> TO BE DONE
The listing below begins with the first line you should copy; stop after the line containing "var chart = echarts.init(document.getElementById('main'));", and drop every picture.

> GIVEN INFORMATION

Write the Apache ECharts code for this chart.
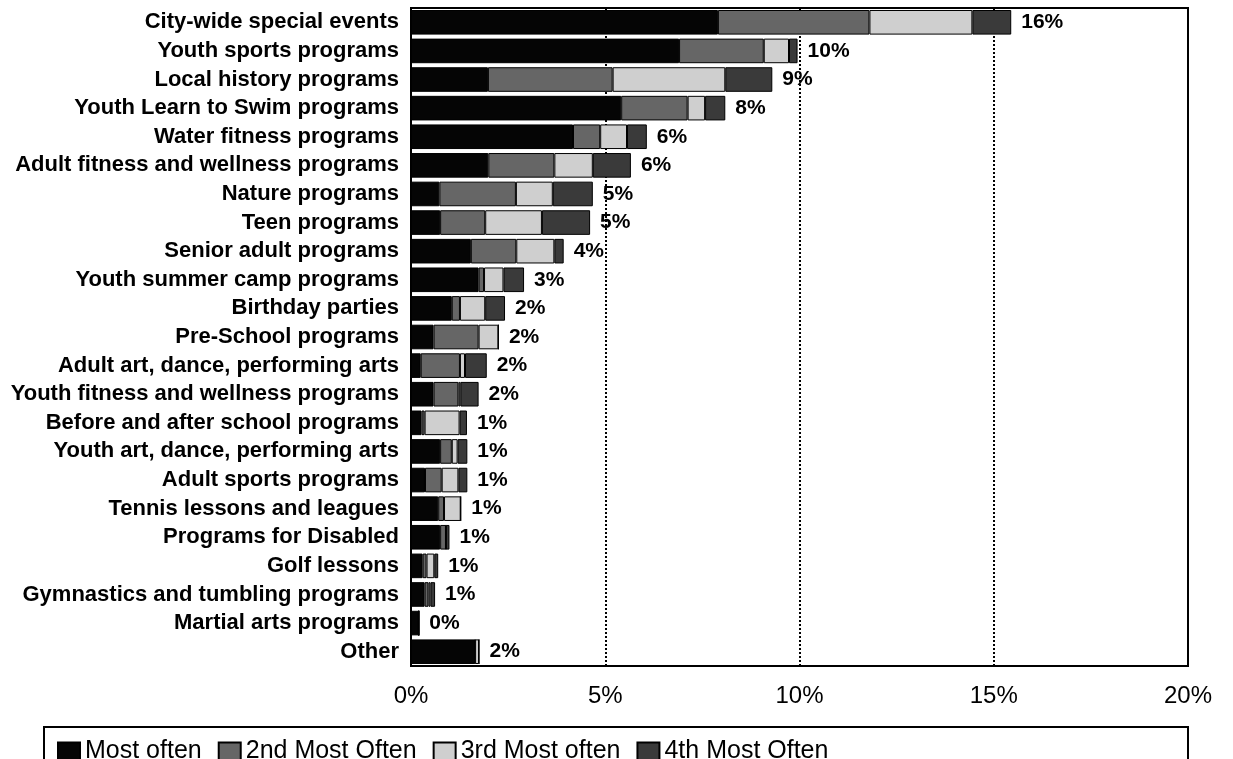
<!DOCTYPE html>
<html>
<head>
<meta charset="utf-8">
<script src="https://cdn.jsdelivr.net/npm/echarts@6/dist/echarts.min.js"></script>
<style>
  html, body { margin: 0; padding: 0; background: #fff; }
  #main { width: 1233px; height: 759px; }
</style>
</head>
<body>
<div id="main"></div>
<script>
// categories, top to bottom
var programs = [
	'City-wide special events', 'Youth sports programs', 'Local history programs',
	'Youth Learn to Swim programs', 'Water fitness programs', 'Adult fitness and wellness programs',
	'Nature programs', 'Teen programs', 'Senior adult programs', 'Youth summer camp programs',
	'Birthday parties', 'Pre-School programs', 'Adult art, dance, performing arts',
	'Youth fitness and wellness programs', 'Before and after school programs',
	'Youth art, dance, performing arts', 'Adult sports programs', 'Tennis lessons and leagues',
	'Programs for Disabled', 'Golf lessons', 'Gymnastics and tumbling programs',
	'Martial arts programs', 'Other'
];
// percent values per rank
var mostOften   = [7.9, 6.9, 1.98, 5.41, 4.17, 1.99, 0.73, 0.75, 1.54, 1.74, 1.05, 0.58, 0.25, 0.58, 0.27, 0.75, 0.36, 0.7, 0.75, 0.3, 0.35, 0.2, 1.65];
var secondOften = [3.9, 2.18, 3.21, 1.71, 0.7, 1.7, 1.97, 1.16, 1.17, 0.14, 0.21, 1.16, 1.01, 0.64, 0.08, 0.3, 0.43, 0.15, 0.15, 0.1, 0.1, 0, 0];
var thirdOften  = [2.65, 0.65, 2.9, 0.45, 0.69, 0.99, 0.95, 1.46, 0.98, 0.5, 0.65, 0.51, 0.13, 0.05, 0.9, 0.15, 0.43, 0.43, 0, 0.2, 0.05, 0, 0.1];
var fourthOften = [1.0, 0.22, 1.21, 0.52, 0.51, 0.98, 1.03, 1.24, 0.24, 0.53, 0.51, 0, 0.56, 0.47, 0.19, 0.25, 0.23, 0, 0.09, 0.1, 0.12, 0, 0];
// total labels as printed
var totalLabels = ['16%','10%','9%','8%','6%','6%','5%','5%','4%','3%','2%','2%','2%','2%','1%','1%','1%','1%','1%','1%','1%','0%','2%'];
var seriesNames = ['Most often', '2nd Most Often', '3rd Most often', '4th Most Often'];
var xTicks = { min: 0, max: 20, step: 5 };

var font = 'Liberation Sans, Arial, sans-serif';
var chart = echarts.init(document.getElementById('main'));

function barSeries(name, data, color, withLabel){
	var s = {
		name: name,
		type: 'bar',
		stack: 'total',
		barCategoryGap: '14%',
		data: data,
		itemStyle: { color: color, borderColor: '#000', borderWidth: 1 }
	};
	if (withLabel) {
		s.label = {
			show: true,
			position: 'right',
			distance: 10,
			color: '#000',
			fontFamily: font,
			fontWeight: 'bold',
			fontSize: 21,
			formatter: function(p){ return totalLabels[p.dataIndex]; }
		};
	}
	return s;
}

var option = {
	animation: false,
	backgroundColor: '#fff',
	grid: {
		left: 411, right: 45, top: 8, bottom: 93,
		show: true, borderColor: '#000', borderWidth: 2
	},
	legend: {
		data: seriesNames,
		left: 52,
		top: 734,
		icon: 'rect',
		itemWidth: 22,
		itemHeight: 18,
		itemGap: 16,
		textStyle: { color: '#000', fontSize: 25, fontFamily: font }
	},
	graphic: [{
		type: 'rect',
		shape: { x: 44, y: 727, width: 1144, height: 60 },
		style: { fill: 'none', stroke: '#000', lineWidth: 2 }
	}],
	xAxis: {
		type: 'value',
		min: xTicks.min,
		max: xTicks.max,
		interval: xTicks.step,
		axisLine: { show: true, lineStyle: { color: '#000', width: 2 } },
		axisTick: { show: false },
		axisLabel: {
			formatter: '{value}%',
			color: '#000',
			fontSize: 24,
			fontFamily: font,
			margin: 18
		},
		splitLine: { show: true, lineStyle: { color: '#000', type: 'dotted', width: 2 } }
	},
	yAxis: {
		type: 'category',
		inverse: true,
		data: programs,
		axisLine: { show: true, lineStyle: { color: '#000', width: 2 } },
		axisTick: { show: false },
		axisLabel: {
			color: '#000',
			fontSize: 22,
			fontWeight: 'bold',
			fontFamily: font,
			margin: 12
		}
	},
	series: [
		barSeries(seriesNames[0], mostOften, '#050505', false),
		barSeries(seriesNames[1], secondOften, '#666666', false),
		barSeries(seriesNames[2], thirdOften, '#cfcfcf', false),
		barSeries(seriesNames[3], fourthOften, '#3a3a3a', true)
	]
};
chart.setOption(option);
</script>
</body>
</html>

> ANSWER TO THIS EXERCISE
Write the Apache ECharts code for this chart.
<!DOCTYPE html>
<html>
<head>
<meta charset="utf-8">
<script src="https://cdn.jsdelivr.net/npm/echarts@6/dist/echarts.min.js"></script>
<style>
  html, body { margin: 0; padding: 0; background: #fff; }
  #main { width: 1233px; height: 759px; }
</style>
</head>
<body>
<div id="main"></div>
<script>
// categories, top to bottom
var programs = [
	'City-wide special events', 'Youth sports programs', 'Local history programs',
	'Youth Learn to Swim programs', 'Water fitness programs', 'Adult fitness and wellness programs',
	'Nature programs', 'Teen programs', 'Senior adult programs', 'Youth summer camp programs',
	'Birthday parties', 'Pre-School programs', 'Adult art, dance, performing arts',
	'Youth fitness and wellness programs', 'Before and after school programs',
	'Youth art, dance, performing arts', 'Adult sports programs', 'Tennis lessons and leagues',
	'Programs for Disabled', 'Golf lessons', 'Gymnastics and tumbling programs',
	'Martial arts programs', 'Other'
];
// percent values per rank
var mostOften   = [7.9, 6.9, 1.98, 5.41, 4.17, 1.99, 0.73, 0.75, 1.54, 1.74, 1.05, 0.58, 0.25, 0.58, 0.27, 0.75, 0.36, 0.7, 0.75, 0.3, 0.35, 0.2, 1.65];
var secondOften = [3.9, 2.18, 3.21, 1.71, 0.7, 1.7, 1.97, 1.16, 1.17, 0.14, 0.21, 1.16, 1.01, 0.64, 0.08, 0.3, 0.43, 0.15, 0.15, 0.1, 0.1, 0, 0];
var thirdOften  = [2.65, 0.65, 2.9, 0.45, 0.69, 0.99, 0.95, 1.46, 0.98, 0.5, 0.65, 0.51, 0.13, 0.05, 0.9, 0.15, 0.43, 0.43, 0, 0.2, 0.05, 0, 0.1];
var fourthOften = [1.0, 0.22, 1.21, 0.52, 0.51, 0.98, 1.03, 1.24, 0.24, 0.53, 0.51, 0, 0.56, 0.47, 0.19, 0.25, 0.23, 0, 0.09, 0.1, 0.12, 0, 0];
// total labels as printed
var totalLabels = ['16%','10%','9%','8%','6%','6%','5%','5%','4%','3%','2%','2%','2%','2%','1%','1%','1%','1%','1%','1%','1%','0%','2%'];
var seriesNames = ['Most often', '2nd Most Often', '3rd Most often', '4th Most Often'];
var xTicks = { min: 0, max: 20, step: 5 };

var font = 'Liberation Sans, Arial, sans-serif';
var chart = echarts.init(document.getElementById('main'));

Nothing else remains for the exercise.